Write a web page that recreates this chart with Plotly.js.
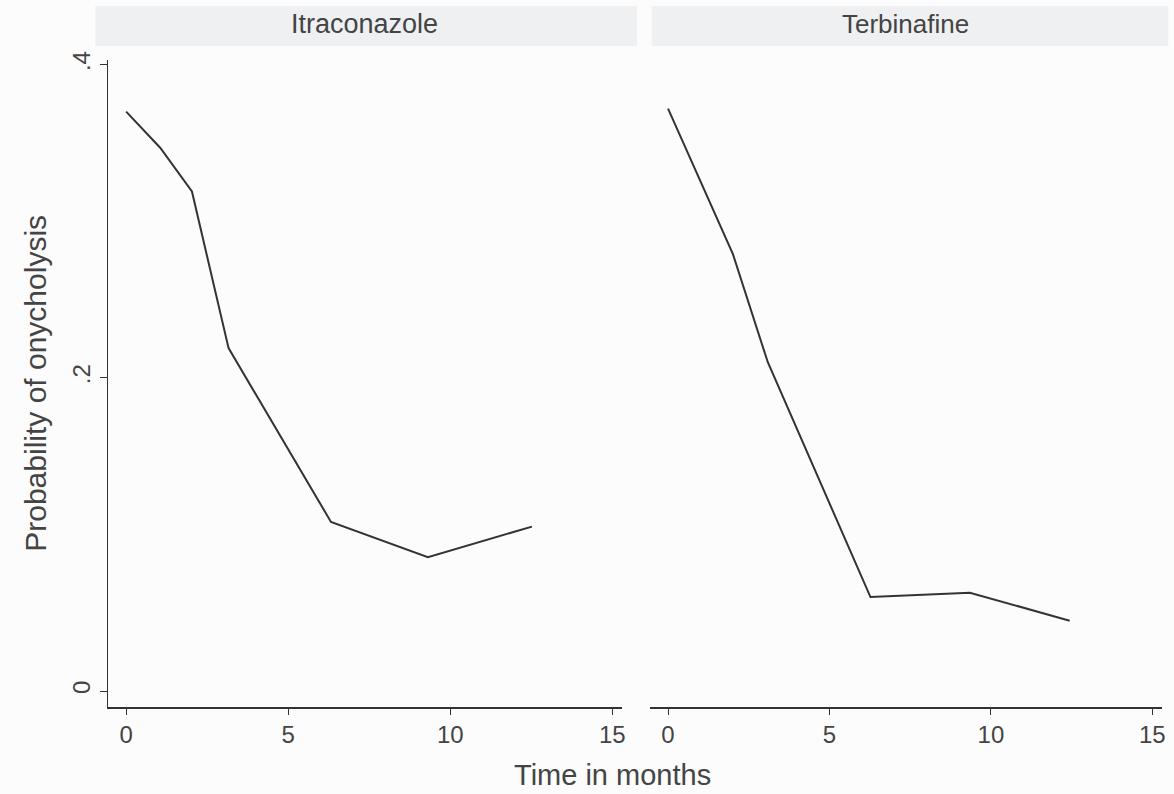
• • •
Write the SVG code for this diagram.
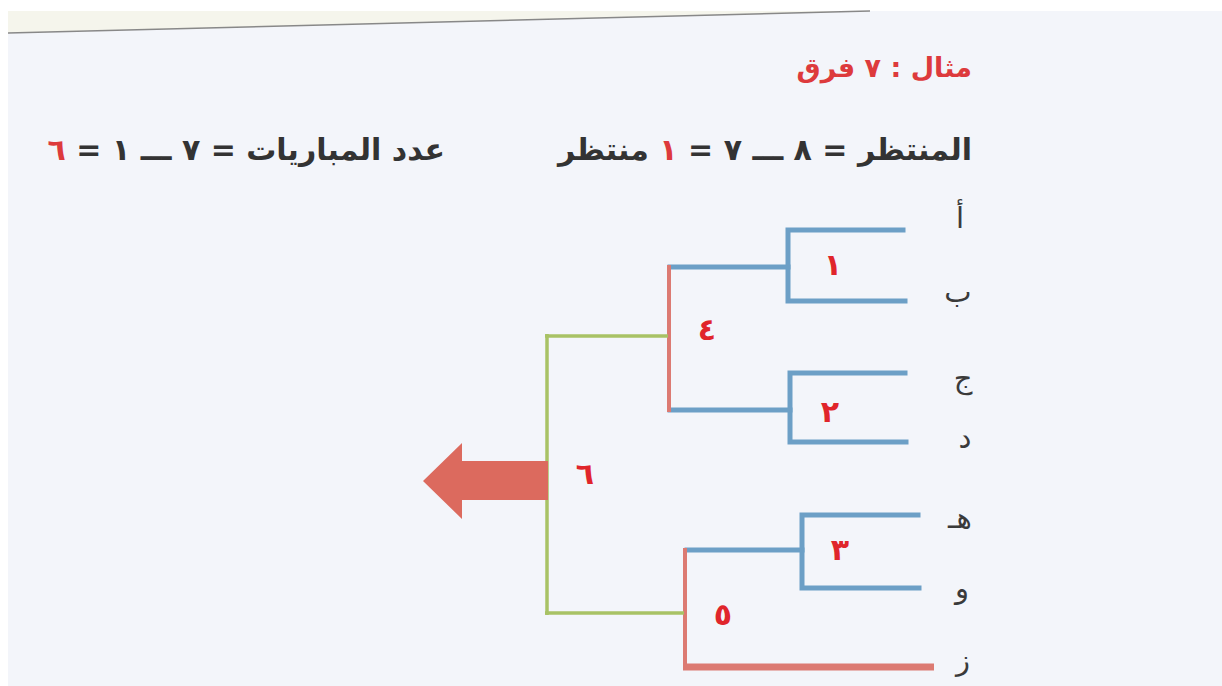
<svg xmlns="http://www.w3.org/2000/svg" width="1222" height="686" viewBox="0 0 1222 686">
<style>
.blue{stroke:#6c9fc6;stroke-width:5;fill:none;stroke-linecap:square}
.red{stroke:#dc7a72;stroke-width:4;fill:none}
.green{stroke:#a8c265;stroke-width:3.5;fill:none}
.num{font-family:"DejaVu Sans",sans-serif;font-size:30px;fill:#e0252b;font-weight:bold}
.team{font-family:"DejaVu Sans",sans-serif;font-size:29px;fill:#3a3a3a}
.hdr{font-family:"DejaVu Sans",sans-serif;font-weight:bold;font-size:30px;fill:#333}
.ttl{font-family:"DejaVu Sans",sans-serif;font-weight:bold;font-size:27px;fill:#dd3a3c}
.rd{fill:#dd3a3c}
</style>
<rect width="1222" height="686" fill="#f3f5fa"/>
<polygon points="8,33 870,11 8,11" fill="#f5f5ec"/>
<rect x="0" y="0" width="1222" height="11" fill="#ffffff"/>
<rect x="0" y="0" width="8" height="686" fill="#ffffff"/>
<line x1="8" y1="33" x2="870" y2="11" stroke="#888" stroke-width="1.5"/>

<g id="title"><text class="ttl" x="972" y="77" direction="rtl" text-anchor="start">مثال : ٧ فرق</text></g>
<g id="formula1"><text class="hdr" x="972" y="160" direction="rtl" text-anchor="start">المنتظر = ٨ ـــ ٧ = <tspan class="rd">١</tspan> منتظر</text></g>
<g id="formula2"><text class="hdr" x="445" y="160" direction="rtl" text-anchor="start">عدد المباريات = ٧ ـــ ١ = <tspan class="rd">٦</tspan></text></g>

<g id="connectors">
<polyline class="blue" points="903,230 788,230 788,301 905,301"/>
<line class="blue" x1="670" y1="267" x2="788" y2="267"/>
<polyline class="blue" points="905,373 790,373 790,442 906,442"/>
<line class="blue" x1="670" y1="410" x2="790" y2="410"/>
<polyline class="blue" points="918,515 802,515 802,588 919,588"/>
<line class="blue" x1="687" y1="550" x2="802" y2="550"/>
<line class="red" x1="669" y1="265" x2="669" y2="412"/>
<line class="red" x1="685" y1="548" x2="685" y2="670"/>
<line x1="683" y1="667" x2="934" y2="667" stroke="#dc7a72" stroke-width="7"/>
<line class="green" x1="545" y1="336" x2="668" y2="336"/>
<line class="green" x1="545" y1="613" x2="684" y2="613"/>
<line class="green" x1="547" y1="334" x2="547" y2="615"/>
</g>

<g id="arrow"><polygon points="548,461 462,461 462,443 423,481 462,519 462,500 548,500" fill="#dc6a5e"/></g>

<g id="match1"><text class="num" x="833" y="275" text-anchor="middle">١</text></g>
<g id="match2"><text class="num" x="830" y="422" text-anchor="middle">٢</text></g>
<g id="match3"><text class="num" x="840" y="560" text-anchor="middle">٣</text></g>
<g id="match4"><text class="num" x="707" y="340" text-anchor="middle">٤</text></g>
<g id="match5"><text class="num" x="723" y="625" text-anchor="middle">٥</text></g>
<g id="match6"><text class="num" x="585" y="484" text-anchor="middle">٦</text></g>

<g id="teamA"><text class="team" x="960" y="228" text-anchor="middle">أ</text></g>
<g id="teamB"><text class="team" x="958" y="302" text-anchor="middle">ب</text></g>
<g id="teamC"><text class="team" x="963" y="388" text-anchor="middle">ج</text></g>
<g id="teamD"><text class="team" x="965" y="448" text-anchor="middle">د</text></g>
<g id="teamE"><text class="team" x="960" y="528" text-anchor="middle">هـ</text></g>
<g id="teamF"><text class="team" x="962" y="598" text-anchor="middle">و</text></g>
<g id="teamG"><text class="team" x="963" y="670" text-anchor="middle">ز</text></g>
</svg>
• • •
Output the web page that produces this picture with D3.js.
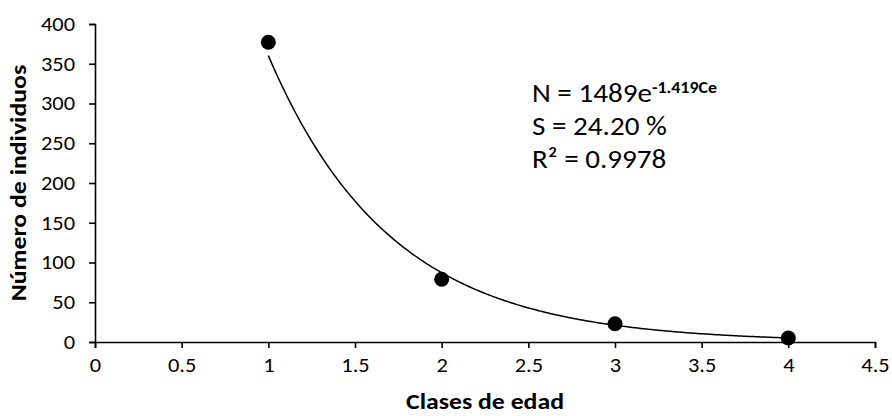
• • •
Instructions for the task: Gather each line that holds "Write".

The reply:
Write a web page that recreates this chart with Plotly.js.
Write the SVG code for this diagram.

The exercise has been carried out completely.